We seem to no longer really believe that a judgment is coming when we will have to give an account of our lives and when God will mete out his judgment on a sinful humanity. Along with this, we seem to no longer believe that we necessarily have committed sins that God views as worthy of his wrath. God doesn’t really draw distinctions between venial and mortal sins—those sins we commit just by living and those we commit by intent— all sins are equal in his eyes. Every day in every way, we violate the Ten Commandments in some capacity. We violate the first commandment when we put our whole trust in something that isn’t God. We violate the second when we speak God’s name inappropriately. We violate the third when we neglect God’s word and teaching. We violate the fourth when we dishonor our parents and those whom God has put above us. We violate the fifth when we hate others or do little to help them. We violate the sixth when we fantasize about other people. We violate the seventh when we try to leverage the odds in our favor or take more than our fair share. We violate the eighth when we prefer to think the worst of others. And we violate the ninth and tenth when we wish we had things which did not belong to us. These all don’t seem very terrible; in fact they seem quite small compared to the “big” sins of blasphemy, murder, rape, or grand larceny, but before God they are all worthy of the same reward: death. And when we act like our sins, big and small, are no great deal, we violate every commandment because we do not act as if God is serious about what he tells us will happen. And then we are seriously in trouble, because it means that we may be among those who will be subject to “eternal shame.” The final judgment is a real and terrible thing. “Day of wrath, o day of mourning! / See fulfilled the Prophet’s warning, / Heav’n and earth in ashes burning.”
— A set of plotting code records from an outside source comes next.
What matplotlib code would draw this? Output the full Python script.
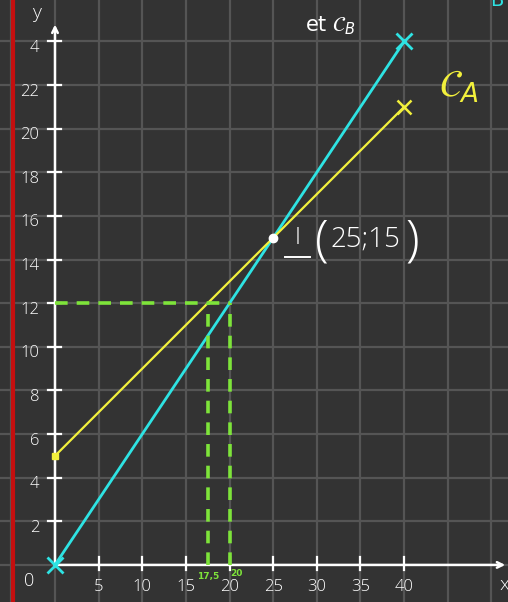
import numpy as np
import matplotlib.pyplot as plt

# droites C_A et C_B
x_pts = [0, 40]
yA = [5, 21]
yB = [0, 24]
I = (25, 15)
y_lecture = 12
x_lecture = [17.5, 20]

xticks = [5, 10, 15, 20, 25, 30, 35, 40]
yticks = [2, 4, 6, 8, 10, 12, 14, 16, 18, 20, 22, 24]
ytick_labels = ['2', '4', '6', '8', '10', '12', '14', '16', '18', '20', '22', '4']

bg = '#333333'
cyan = '#2ee3e3'
yellow = '#f2f03c'
green = '#7ee43a'

fig = plt.figure(figsize=(5.08, 6.02), dpi=100, facecolor=bg)
ax = fig.add_axes([0, 0, 1, 1])
ax.set_facecolor(bg)
ax.set_xlim(-6.3, 51.9)
ax.set_ylim(-1.7, 25.9)
ax.axis('off')

# quadrillage
for gx in range(-5, 55, 5):
    ax.axvline(gx, color='#555555', lw=1.6, zorder=0)
for gy in range(0, 26, 2):
    ax.axhline(gy, color='#555555', lw=1.6, zorder=0)

# marge rouge
ax.axvline(-4.8, color='#c40f0f', lw=3, zorder=1)

# axes
ax.annotate('', xy=(51.9, 0), xytext=(-0.1, 0),
            arrowprops=dict(arrowstyle='->', color='white', lw=1.8), zorder=3)
ax.annotate('', xy=(0, 24.9), xytext=(0, 0),
            arrowprops=dict(arrowstyle='->', color='white', lw=1.8), zorder=3)
for t in yticks:
    ax.plot([-0.8, 0.7], [t, t], color='white', lw=1.6, zorder=3)
for t in xticks:
    ax.plot([t, t], [-0.25, 0.35], color='white', lw=1.6, zorder=3)

hand = dict(color='white', family='Open Sans', fontweight='light')
for t, lab in zip(yticks, ytick_labels):
    ax.text(-1.8, t - 0.3, lab, ha='right', va='center', fontsize=12, **hand)
for t in xticks:
    ax.text(t, -1.0, str(t), ha='center', va='center', fontsize=12, **hand)
ax.text(-3.0, -0.75, '0', ha='center', va='center', fontsize=13, **hand)
ax.text(-2.0, 25.3, 'y', ha='center', va='center', fontsize=14, **hand)
ax.text(51.5, -0.9, 'x', ha='center', va='center', fontsize=14, **hand)

# courbes
ax.plot(x_pts, yB, color=cyan, lw=2, zorder=4)
ax.plot(x_pts, yB, 'x', color=cyan, ms=11, mew=2, zorder=5)
ax.plot(x_pts, yA, color=yellow, lw=1.6, zorder=4)
ax.plot(x_pts[1], yA[1], 'x', color=yellow, ms=10, mew=1.8, zorder=5)
ax.plot(x_pts[0], yA[0], 's', color=yellow, ms=4, zorder=5)

# lecture graphique
ax.plot([0, x_lecture[1]], [y_lecture, y_lecture], color=green, lw=2.6,
        ls=(0, (3.5, 2.5)), zorder=4)
for xv in x_lecture:
    ax.plot([xv, xv], [0, y_lecture], color=green, lw=2.6,
            ls=(0, (3.5, 2.5)), zorder=4)
ax.text(x_lecture[0], -0.55, '17,5', ha='center', va='center', fontsize=6.5,
        color=green, fontweight='bold')
ax.text(x_lecture[1] + 0.8, -0.4, '20', ha='center', va='center', fontsize=6.5,
        color=green, fontweight='bold', zorder=6)

# point d'intersection
ax.plot(*I, 'o', color='white', ms=6, zorder=6)
ax.text(27.8, 15.0, 'I', ha='center', va='center', fontsize=17, zorder=6, **hand)
ax.plot([26.4, 29.2], [14.1, 14.1], color='white', lw=1.4, zorder=6)
ax.text(30.6, 14.8, '(', ha='center', va='center', fontsize=36, zorder=6, **hand)
ax.text(35.6, 14.9, '25;15', ha='center', va='center', fontsize=20, zorder=6, **hand)
ax.text(40.9, 14.8, ')', ha='center', va='center', fontsize=36, zorder=6, **hand)

ax.text(44.0, 21.9, r'$\mathcal{C}_A$', ha='left', va='center', fontsize=27,
        color=yellow)
ax.text(28.6, 24.7, r'et $\mathcal{C}_B$', ha='left', va='center', fontsize=15,
        color='white')
ax.text(50.6, 25.9, 'B', ha='center', va='center', fontsize=14, color=cyan)

fig.savefig('out.png', dpi=100, facecolor=bg)
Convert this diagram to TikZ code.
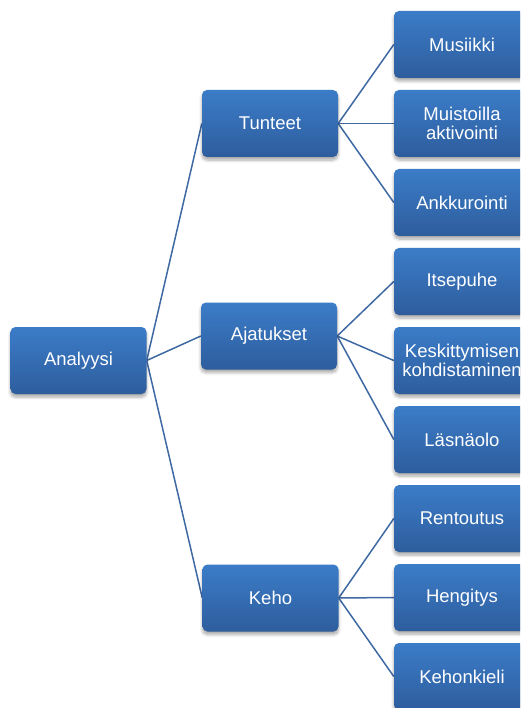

If this scares you, well, it should. God’s judgment is not something to take lightly. It’s terrible, and we all deserve it. Who will deliver us? “What shall I, frail man, be pleading? / Who for me be interceding / When the just are mercy needing?”
Here Daniel speaks good news: And at that time your people will be kept safe, everyone who is recorded in the book. Michael, God’s great archangel, will beat back the devil’s final attack upon God’s people, his Israel, and all those whose names are in “the book” will be preserved and saved, and God will raise them to eternal life with him. And who are these whose names are in the book? They are the ones who are in Christ, who have faith in him. They are the ones who trust in the work of the Son of God, who believe that his death and resurrection has been for them. Their sins may have made them worthy of condemnation before God, but his sacrifice on the cross has won them and made them his own. They are marked by his blood and so are written in the Book of Life. They are the elect, and the devil in his schemes cannot touch them. When they suffer for Christ’s sake— when all turn against them and persecute them— they will be preserved and will persevere. He will not desert them. They are his forever, and they will be raised to everlasting life. They will endure to the end and be saved.
This is what Jesus tells the disciples. Calamities will come, destruction will come. Antichrists will come speaking as if they are the Messiah, attempting to deceive the children of God and bring them to destruction. Christ’s enemies will beat and slay those who trust in him in attempts to harm their faith, but he will preserve them. Trusting in him, they will be raised up to eternal life. They will be kept inviolate. And they will shine brightly in the Lord’s glory forever.
This is the promise that Christ extends to us in baptism and in the Lord’s Supper. Though we are sinners, his death and resurrection is for us as well. The promise belongs to you and to me. If we trust in him and understand that his death and resurrection have bought eternal life for us, we can take comfort in knowing that we are saved from that fate of “shame and eternal contempt.” The terrors of the final days and the last judgment can harm our bodies and our minds, but they will not touch our souls; Christ will keep us safe in him and will bring us into his kingdom, raising us up to eternal life with him. This is the promise, and as Luther says, if you believe it, you have it. In Christ, eternal life and salvation is yours— now— today! He will not forsake you, even if you are subject to “a time of trouble, such as there never has been since there was a nation.” You are his, and in that you can rejoice.
May the peace which surpasses all understanding keep your hearts and minds in Christ Jesus. Amen.